12:15PM, Thursday, February 22nd 2007.
Gates 104

Beyond Bloom Filters: Approximate Representations of Concurrent State Machines (and Some New Constructions for Bloom Filters)

Michael Mitzenmacher
Harvard University

Slides: [ppt]

About the talk:
Many networking applications require fast state lookups in a concurrent state machine, which tracks the state of a large number of flows simultaneously. We consider the question of how to compactly represent such concurrent state machines. To achieve compactness, we consider data structures for Approximate Concurrent State Machines(ACSMs) that can return false positives, false negatives, or a ``don't know'' response, a generalization of the standard notion of Bloom Filters. We describe three techniques based on Bloom filters and hashing, and evaluate them using both theoretical analysis and simulation. Our analysis leads us to an extremely efficient hashing-based scheme with several parameters that can be chosen to trade off space, computation, and the impact of errors. Our hashing scheme can also be used to provide an alternative structure with the same functionality and nearly the same complexity as a counting Bloom filter but that uses much less space. For example, for a 1\% false positive rate, our structure uses roughly half the space of a counting Bloom filter. We explain how ACSMs can be used for applications such as video congestion control and real-time detection of P2P traffic. Along the way, we'll find some new constructions of Bloom filters that are more efficient for reasonable parameters and well-suited for hardware implementation.

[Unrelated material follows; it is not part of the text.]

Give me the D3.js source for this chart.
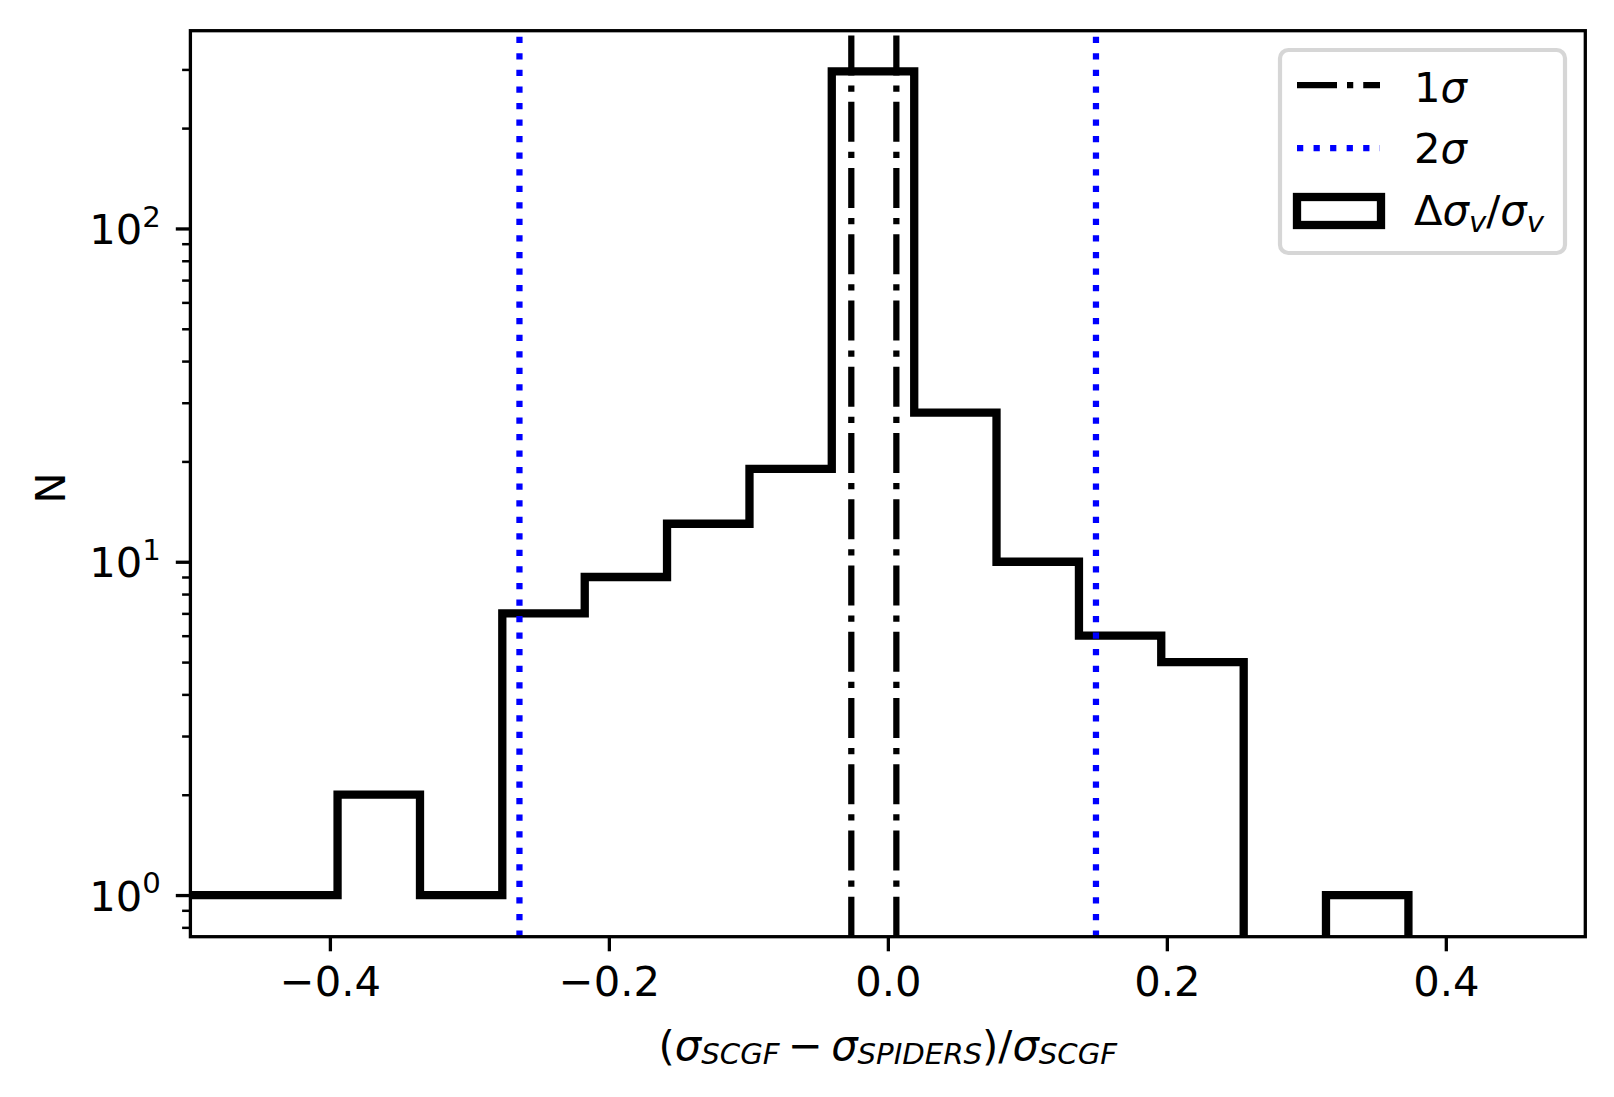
<!DOCTYPE html>
<html>
<head>
<meta charset="utf-8">
<script src="https://cdn.jsdelivr.net/npm/d3@7"></script>
<style>
  body { margin: 0; background: #fff; }
  text { font-family: "DejaVu Sans", sans-serif; fill: #000; }
</style>
</head>
<body>
<svg id="canvas" width="1614" height="1097"></svg>
<script>
// histogram bin edges and counts
var binEdges = [-0.5126, -0.4535, -0.3945, -0.3354, -0.2764, -0.2173, -0.1583, -0.0992,
                -0.0402, 0.0189, 0.0779, 0.1370, 0.1960, 0.2551, 0.3141, 0.3732];
var counts = [1, 1, 2, 1, 7, 9, 13, 19, 296, 28, 10, 6, 5, 0, 1];

// vertical reference lines
var oneSigma = [-0.0262, 0.0061];
var twoSigma = [-0.2641, 0.1492];

var xTicks = [-0.4, -0.2, 0.0, 0.2, 0.4];
var yMajor = [1, 10, 100];
var yMinor = [0.8, 0.9, 2, 3, 4, 5, 6, 7, 8, 9, 20, 30, 40, 50, 60, 70, 80, 90, 200, 300];

var width = 1614, height = 1097;
var margins = { left: 190.4, right: 1614 - 1585.3, top: 30.7, bottom: 1097 - 936.7 };
var fs = 41.7;

var canvas = d3.select("#canvas");

var x = d3.scaleLinear().domain([-0.5, 0.5]).range([margins.left, width - margins.right]);
var y = d3.scaleLog().domain([0.75, 392]).range([height - margins.bottom, margins.top]);

var x0 = margins.left, x1 = width - margins.right;
var y0 = height - margins.bottom, y1 = margins.top;

canvas.append("defs").append("clipPath").attr("id", "plotclip")
  .append("rect")
  .attr("x", x0).attr("y", y1)
  .attr("width", x1 - x0).attr("height", y0 - y1);

// histogram outline (step)
var pts = [{ e: binEdges[0], c: 0 }];
counts.forEach(function(c, i) {
  pts.push({ e: binEdges[i], c: c });
  pts.push({ e: binEdges[i + 1], c: c });
});
pts.push({ e: binEdges[binEdges.length - 1], c: 0 });

var line = d3.line()
  .x(function(d) { return x(d.e); })
  .y(function(d) { return d.c > 0 ? y(d.c) : y0 + 20; });

var plot = canvas.append("g").attr("clip-path", "url(#plotclip)");

plot.append("path")
  .datum(pts)
  .attr("d", line)
  .attr("fill", "none")
  .attr("stroke", "#000")
  .attr("stroke-width", 8.3)
  .attr("stroke-linejoin", "miter");

// 1 sigma lines (dash-dot)
plot.selectAll(".one")
  .data(oneSigma)
  .enter()
  .append("line")
  .attr("x1", function(d) { return x(d); })
  .attr("x2", function(d) { return x(d); })
  .attr("y1", y0).attr("y2", y1)
  .attr("stroke", "#000")
  .attr("stroke-width", 6.25)
  .attr("stroke-dasharray", "40,10,6.25,10");

// 2 sigma lines (dotted blue)
plot.selectAll(".two")
  .data(twoSigma)
  .enter()
  .append("line")
  .attr("x1", function(d) { return x(d); })
  .attr("x2", function(d) { return x(d); })
  .attr("y1", y0).attr("y2", y1)
  .attr("stroke", "#0000ff")
  .attr("stroke-width", 6.25)
  .attr("stroke-dasharray", "6.25,10.3");

// x axis
var xAxis = canvas.append("g")
  .attr("transform", "translate(0," + y0 + ")")
  .call(
    d3.axisBottom(x)
      .tickValues(xTicks)
      .tickSize(14.6)
      .tickPadding(14.6)
      .tickFormat(d3.format(".1f"))
  );
xAxis.select(".domain").remove();
xAxis.selectAll("line").attr("stroke-width", 3.3);
xAxis.selectAll("text")
  .attr("font-size", fs)
  .attr("font-family", "DejaVu Sans")
  .attr("dy", "0.72em");

// y axis, major ticks
var yAxis = canvas.append("g")
  .attr("transform", "translate(" + x0 + ",0)")
  .call(
    d3.axisLeft(y)
      .tickValues(yMajor)
      .tickSize(14.6)
      .tickFormat("")
  );
yAxis.select(".domain").remove();
yAxis.selectAll("line").attr("stroke-width", 3.3);

// y axis, minor ticks
var yAxisMinor = canvas.append("g")
  .attr("transform", "translate(" + x0 + ",0)")
  .call(
    d3.axisLeft(y)
      .tickValues(yMinor)
      .tickSize(8.3)
      .tickFormat("")
  );
yAxisMinor.select(".domain").remove();
yAxisMinor.selectAll("line").attr("stroke-width", 2.5);

// y tick labels 10^n
var ylab = canvas.append("g").selectAll("text")
  .data(yMajor)
  .enter()
  .append("text")
  .attr("x", x0 - 29.5)
  .attr("y", function(d) { return y(d) + 15.7; })
  .attr("text-anchor", "end")
  .attr("font-size", fs);
ylab.append("tspan").text("10");
ylab.append("tspan")
  .attr("dy", -17.4)
  .attr("font-size", fs * 0.7)
  .text(function(d) { return Math.round(Math.log10(d)); });

// frame
canvas.append("rect")
  .attr("x", x0).attr("y", y1)
  .attr("width", x1 - x0).attr("height", y0 - y1)
  .attr("fill", "none")
  .attr("stroke", "#000")
  .attr("stroke-width", 3.3);

// y axis title
canvas.append("g")
  .attr("transform", "translate(65,488) rotate(-90)")
  .append("text")
  .attr("text-anchor", "middle")
  .attr("font-size", fs)
  .text("N");

// x axis title
var xt = canvas.append("text")
  .attr("x", (x0 + x1) / 2)
  .attr("y", 1060)
  .attr("text-anchor", "middle")
  .attr("font-size", fs);
xt.append("tspan").text("(");
xt.append("tspan").attr("font-style", "italic").text("σ");
xt.append("tspan").attr("font-style", "italic").attr("font-size", fs * 0.7).attr("dy", 4).text("SCGF");
xt.append("tspan").attr("dy", -4).text("\u2009\u2212\u2009");
xt.append("tspan").attr("font-style", "italic").text("σ");
xt.append("tspan").attr("font-style", "italic").attr("font-size", fs * 0.7).attr("dy", 4).text("SPIDERS");
xt.append("tspan").attr("dy", -4).text(")/");
xt.append("tspan").attr("font-style", "italic").text("σ");
xt.append("tspan").attr("font-style", "italic").attr("font-size", fs * 0.7).attr("dy", 4).text("SCGF");

// legend
var legend = canvas.append("g");
legend.append("rect")
  .attr("x", 1280).attr("y", 50)
  .attr("width", 285).attr("height", 203)
  .attr("rx", 8.3).attr("ry", 8.3)
  .attr("fill", "#fff")
  .attr("fill-opacity", 0.8)
  .attr("stroke", "#d6d6d6")
  .attr("stroke-width", 4.2);

legend.append("line")
  .attr("x1", 1297).attr("x2", 1380)
  .attr("y1", 85).attr("y2", 85)
  .attr("stroke", "#000")
  .attr("stroke-width", 6.25)
  .attr("stroke-dasharray", "40,10,6.25,10");
legend.append("line")
  .attr("x1", 1297).attr("x2", 1380)
  .attr("y1", 148).attr("y2", 148)
  .attr("stroke", "#0000ff")
  .attr("stroke-width", 6.25)
  .attr("stroke-dasharray", "6.25,10.3");
legend.append("rect")
  .attr("x", 1297).attr("y", 197)
  .attr("width", 84).attr("height", 28)
  .attr("fill", "none")
  .attr("stroke", "#000")
  .attr("stroke-width", 8.3)
  .attr("stroke-linejoin", "miter");

var l1 = legend.append("text").attr("x", 1414).attr("y", 101.7).attr("font-size", fs);
l1.append("tspan").text("1");
l1.append("tspan").attr("font-style", "italic").text("σ");
var l2 = legend.append("text").attr("x", 1414).attr("y", 163.3).attr("font-size", fs);
l2.append("tspan").text("2");
l2.append("tspan").attr("font-style", "italic").text("σ");
var l3 = legend.append("text").attr("x", 1414).attr("y", 225).attr("font-size", fs);
l3.append("tspan").text("Δ");
l3.append("tspan").attr("font-style", "italic").text("σ");
l3.append("tspan").attr("font-style", "italic").attr("font-size", fs * 0.7).attr("dy", 6.5).text("v");
l3.append("tspan").attr("dy", -6.5).text("/");
l3.append("tspan").attr("font-style", "italic").text("σ");
l3.append("tspan").attr("font-style", "italic").attr("font-size", fs * 0.7).attr("dy", 6.5).text("v");
</script>
</body>
</html>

Joint work with Flavio Bonomi, Rina Panigrahy, Sushil Singh, George Varghese


About the speaker:
Michael Mitzenmacher is a Professor of Computer Science in the Division of Engineering and Applied Sciences at Harvard University. Michael has authored or co-authored over 100 conference and journal publications on a variety of topics, including Internet algorithms, hashing, load-balancing, erasure codes, error-correcting codes, compression, bin-packing, and power laws. His work on low-density parity-check codes shared the 2002 IEEE Information Theory Society Best Paper Award. His first textbook on probabilistic techniques in computer science, co-written with Eli Upfal, was published in 2005 by Cambridge University Press.

Michael Mitzenmacher graduated summa cum laude with a degree in mathematics and computer science from Harvard in 1991. After studying math for a year in Cambridge, England, on the Churchill Scholarship, he obtained his Ph. D. in computer science at U.C. Berkeley in 1996. He then worked at Digital Systems Research Center until joining the Harvard faculty in 1999.